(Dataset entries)
════════════════

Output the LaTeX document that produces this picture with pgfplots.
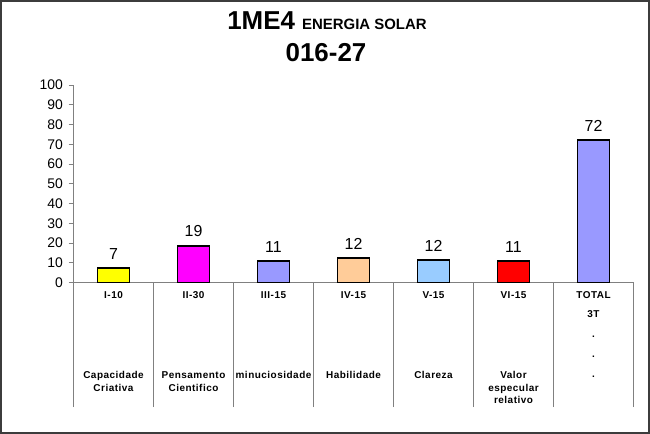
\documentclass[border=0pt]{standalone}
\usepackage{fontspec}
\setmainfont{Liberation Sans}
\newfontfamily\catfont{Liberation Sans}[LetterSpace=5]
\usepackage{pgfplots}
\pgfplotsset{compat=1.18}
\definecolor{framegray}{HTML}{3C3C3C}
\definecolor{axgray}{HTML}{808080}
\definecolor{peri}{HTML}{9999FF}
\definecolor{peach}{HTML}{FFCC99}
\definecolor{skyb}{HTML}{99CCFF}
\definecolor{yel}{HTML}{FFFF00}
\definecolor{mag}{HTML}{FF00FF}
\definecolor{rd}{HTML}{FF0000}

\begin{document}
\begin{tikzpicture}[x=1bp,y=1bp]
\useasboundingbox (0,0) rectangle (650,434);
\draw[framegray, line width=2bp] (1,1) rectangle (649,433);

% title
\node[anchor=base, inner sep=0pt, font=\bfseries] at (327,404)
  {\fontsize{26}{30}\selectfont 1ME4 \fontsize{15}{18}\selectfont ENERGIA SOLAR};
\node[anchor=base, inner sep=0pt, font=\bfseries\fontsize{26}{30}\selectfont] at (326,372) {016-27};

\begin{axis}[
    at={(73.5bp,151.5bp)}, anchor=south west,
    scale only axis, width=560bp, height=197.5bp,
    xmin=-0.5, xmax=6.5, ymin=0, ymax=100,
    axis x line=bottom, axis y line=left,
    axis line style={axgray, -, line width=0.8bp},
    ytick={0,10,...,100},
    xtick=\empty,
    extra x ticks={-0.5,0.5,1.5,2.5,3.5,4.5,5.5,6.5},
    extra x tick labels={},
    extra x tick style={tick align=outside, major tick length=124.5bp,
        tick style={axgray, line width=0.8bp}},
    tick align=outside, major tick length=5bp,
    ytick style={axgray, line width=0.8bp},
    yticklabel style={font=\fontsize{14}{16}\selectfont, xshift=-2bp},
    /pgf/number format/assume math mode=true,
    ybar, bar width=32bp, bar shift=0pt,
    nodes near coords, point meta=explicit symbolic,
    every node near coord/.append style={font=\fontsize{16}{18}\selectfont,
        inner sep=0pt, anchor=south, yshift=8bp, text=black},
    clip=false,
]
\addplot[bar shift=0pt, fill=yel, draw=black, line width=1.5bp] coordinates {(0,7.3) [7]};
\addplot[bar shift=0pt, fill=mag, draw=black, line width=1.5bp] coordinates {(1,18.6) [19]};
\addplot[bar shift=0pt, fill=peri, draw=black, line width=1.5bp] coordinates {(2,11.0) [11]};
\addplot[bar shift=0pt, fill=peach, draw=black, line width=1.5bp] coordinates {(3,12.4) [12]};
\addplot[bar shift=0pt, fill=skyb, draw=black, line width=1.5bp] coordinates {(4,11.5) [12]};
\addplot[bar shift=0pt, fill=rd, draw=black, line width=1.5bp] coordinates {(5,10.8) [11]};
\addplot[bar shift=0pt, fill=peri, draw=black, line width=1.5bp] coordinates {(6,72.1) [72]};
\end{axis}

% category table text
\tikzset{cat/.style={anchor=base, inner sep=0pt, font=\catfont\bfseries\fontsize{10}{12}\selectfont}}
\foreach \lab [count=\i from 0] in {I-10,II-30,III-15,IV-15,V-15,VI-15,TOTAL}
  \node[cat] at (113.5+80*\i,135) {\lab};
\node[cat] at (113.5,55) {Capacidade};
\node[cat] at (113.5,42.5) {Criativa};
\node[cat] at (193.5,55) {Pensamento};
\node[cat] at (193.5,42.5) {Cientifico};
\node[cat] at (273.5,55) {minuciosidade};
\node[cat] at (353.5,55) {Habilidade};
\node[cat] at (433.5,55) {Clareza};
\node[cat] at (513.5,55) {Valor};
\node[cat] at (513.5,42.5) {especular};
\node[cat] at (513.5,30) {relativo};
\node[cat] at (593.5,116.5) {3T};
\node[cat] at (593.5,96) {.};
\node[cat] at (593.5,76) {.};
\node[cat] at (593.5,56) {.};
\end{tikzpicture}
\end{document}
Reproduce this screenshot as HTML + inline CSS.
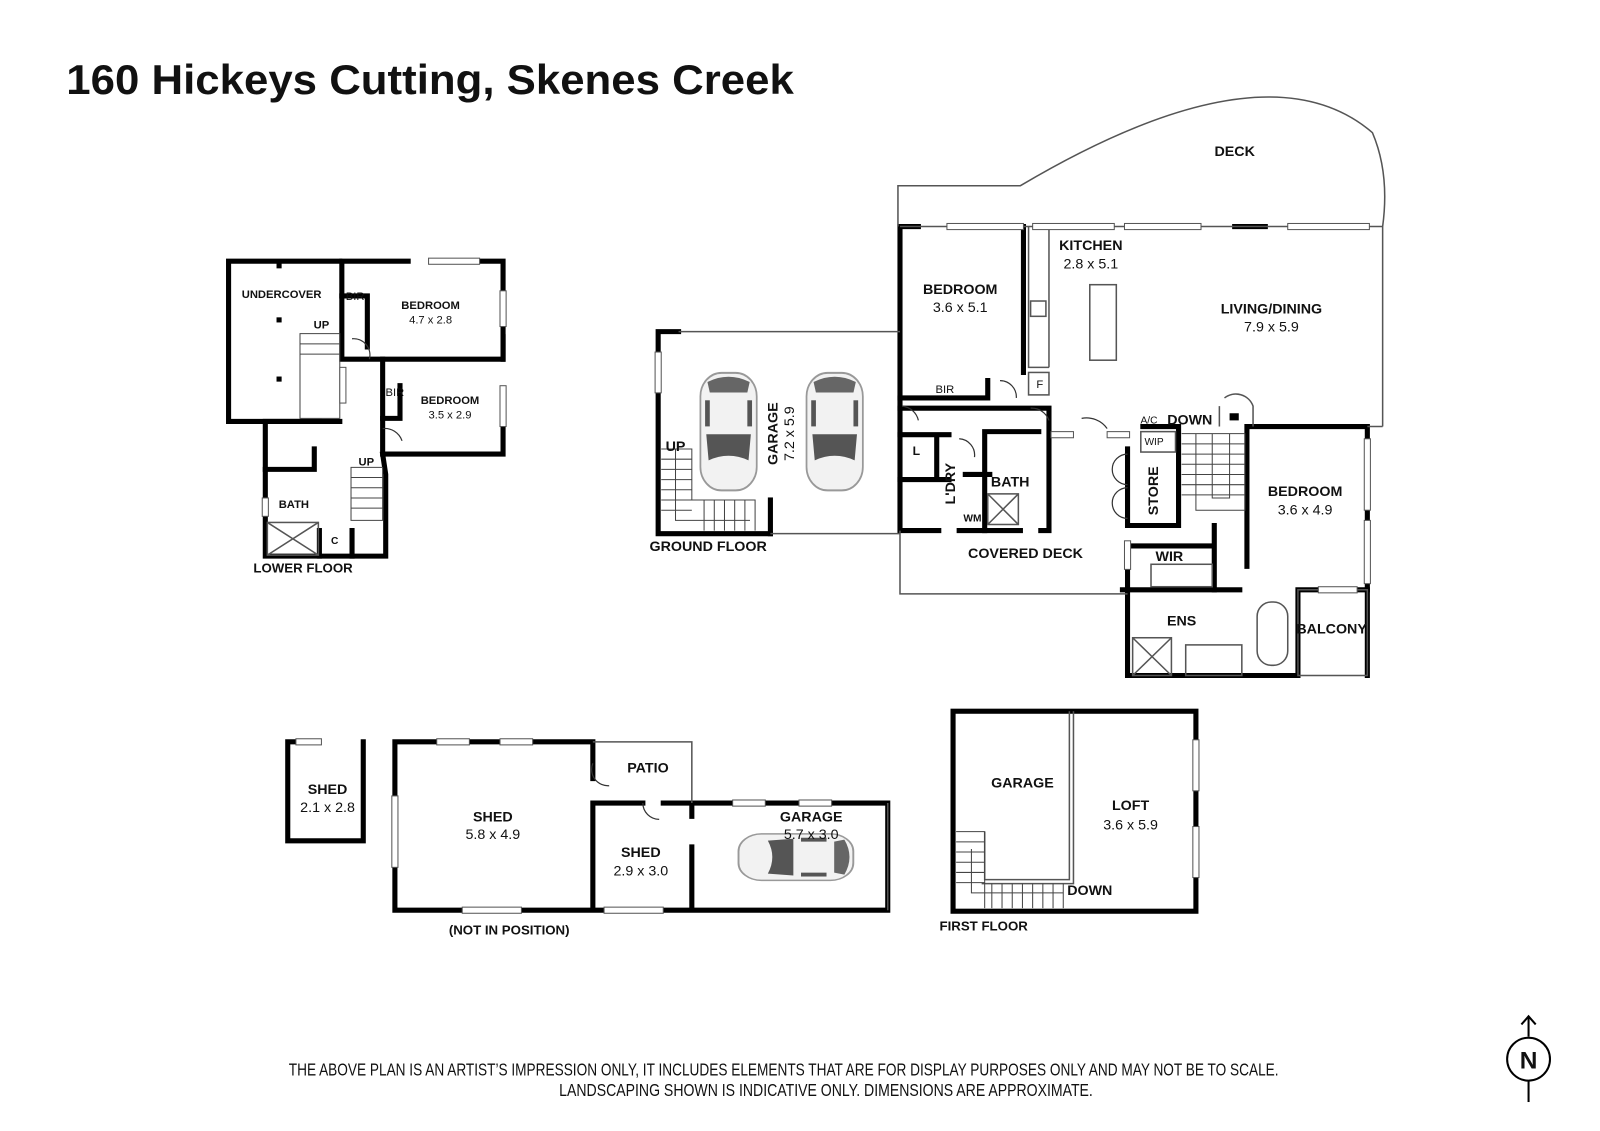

════════════════

§ **The exercise**
Using the material above, retype each entry exactly and omit the pictures.

§ **Result of this task**
Output the LaTeX document that produces this picture with pgfplots.
\documentclass[border=0pt]{standalone}
\usepackage{fontspec}
\setmainfont{Liberation Sans}
\newfontfamily\catfont{Liberation Sans}[LetterSpace=5]
\usepackage{pgfplots}
\pgfplotsset{compat=1.18}
\definecolor{framegray}{HTML}{3C3C3C}
\definecolor{axgray}{HTML}{808080}
\definecolor{peri}{HTML}{9999FF}
\definecolor{peach}{HTML}{FFCC99}
\definecolor{skyb}{HTML}{99CCFF}
\definecolor{yel}{HTML}{FFFF00}
\definecolor{mag}{HTML}{FF00FF}
\definecolor{rd}{HTML}{FF0000}

\begin{document}
\begin{tikzpicture}[x=1bp,y=1bp]
\useasboundingbox (0,0) rectangle (650,434);
\draw[framegray, line width=2bp] (1,1) rectangle (649,433);

% title
\node[anchor=base, inner sep=0pt, font=\bfseries] at (327,404)
  {\fontsize{26}{30}\selectfont 1ME4 \fontsize{15}{18}\selectfont ENERGIA SOLAR};
\node[anchor=base, inner sep=0pt, font=\bfseries\fontsize{26}{30}\selectfont] at (326,372) {016-27};

\begin{axis}[
    at={(73.5bp,151.5bp)}, anchor=south west,
    scale only axis, width=560bp, height=197.5bp,
    xmin=-0.5, xmax=6.5, ymin=0, ymax=100,
    axis x line=bottom, axis y line=left,
    axis line style={axgray, -, line width=0.8bp},
    ytick={0,10,...,100},
    xtick=\empty,
    extra x ticks={-0.5,0.5,1.5,2.5,3.5,4.5,5.5,6.5},
    extra x tick labels={},
    extra x tick style={tick align=outside, major tick length=124.5bp,
        tick style={axgray, line width=0.8bp}},
    tick align=outside, major tick length=5bp,
    ytick style={axgray, line width=0.8bp},
    yticklabel style={font=\fontsize{14}{16}\selectfont, xshift=-2bp},
    /pgf/number format/assume math mode=true,
    ybar, bar width=32bp, bar shift=0pt,
    nodes near coords, point meta=explicit symbolic,
    every node near coord/.append style={font=\fontsize{16}{18}\selectfont,
        inner sep=0pt, anchor=south, yshift=8bp, text=black},
    clip=false,
]
\addplot[bar shift=0pt, fill=yel, draw=black, line width=1.5bp] coordinates {(0,7.3) [7]};
\addplot[bar shift=0pt, fill=mag, draw=black, line width=1.5bp] coordinates {(1,18.6) [19]};
\addplot[bar shift=0pt, fill=peri, draw=black, line width=1.5bp] coordinates {(2,11.0) [11]};
\addplot[bar shift=0pt, fill=peach, draw=black, line width=1.5bp] coordinates {(3,12.4) [12]};
\addplot[bar shift=0pt, fill=skyb, draw=black, line width=1.5bp] coordinates {(4,11.5) [12]};
\addplot[bar shift=0pt, fill=rd, draw=black, line width=1.5bp] coordinates {(5,10.8) [11]};
\addplot[bar shift=0pt, fill=peri, draw=black, line width=1.5bp] coordinates {(6,72.1) [72]};
\end{axis}

% category table text
\tikzset{cat/.style={anchor=base, inner sep=0pt, font=\catfont\bfseries\fontsize{10}{12}\selectfont}}
\foreach \lab [count=\i from 0] in {I-10,II-30,III-15,IV-15,V-15,VI-15,TOTAL}
  \node[cat] at (113.5+80*\i,135) {\lab};
\node[cat] at (113.5,55) {Capacidade};
\node[cat] at (113.5,42.5) {Criativa};
\node[cat] at (193.5,55) {Pensamento};
\node[cat] at (193.5,42.5) {Cientifico};
\node[cat] at (273.5,55) {minuciosidade};
\node[cat] at (353.5,55) {Habilidade};
\node[cat] at (433.5,55) {Clareza};
\node[cat] at (513.5,55) {Valor};
\node[cat] at (513.5,42.5) {especular};
\node[cat] at (513.5,30) {relativo};
\node[cat] at (593.5,116.5) {3T};
\node[cat] at (593.5,96) {.};
\node[cat] at (593.5,76) {.};
\node[cat] at (593.5,56) {.};
\end{tikzpicture}
\end{document}
Reproduce this screenshot as HTML + inline CSS.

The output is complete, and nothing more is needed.